Die Berliner Autorin erzählt wie schon in ihrem letzten Buch "; Hilfe, ich habe meine Lehrerin geschrumpft" eine Alltagsgeschichte. Durch einen magischen Trick setzt sie die reale Welt außer Kraft und schon ist alles ganz anders. Viele humorvolle Szenen lösen auch ernste Episoden ab. Doch die Autorin verliert ihre Protagonisten nicht aus den Augen, ist als gute Beobachterin nah an ihrer Zielgruppe. Der Leser spürt die Verletzungen, die Freddy nicht mehr hinnehmen kann und so enttäuschen. Sabine Ludwig schreibt unterhaltsam und vor allem lebensnahe Dialoge. Immer wenn es um die Beziehung von Eltern zu ihren Kindern geht, findet sie einen leicht ironischen Ton.
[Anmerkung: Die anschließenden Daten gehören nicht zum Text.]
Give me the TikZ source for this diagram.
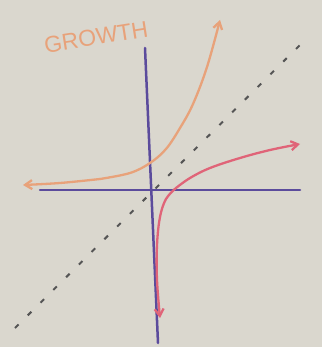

Am Ende fügt sie dramaturgisch geschickt alle Handlungsstränge zusammen und entlässt den Leser beruhigt in keine heile, aber doch entspanntere Familie Moll.
Fazit:
Das Ansprechen von Problemen fällt Erwachsenen schwer, um so komplizierter ergeht es Kindern, denen ja oftmals auch gar nicht zugehört wird. Die aktive Konfliktbewältigung in der Familie ist ein heikles Thema. Sabine Ludwig hat einen guten Dreh gefunden, um ernsthafte Schwierigkeiten mit Humor und zugleich Tiefgang anzusprechen.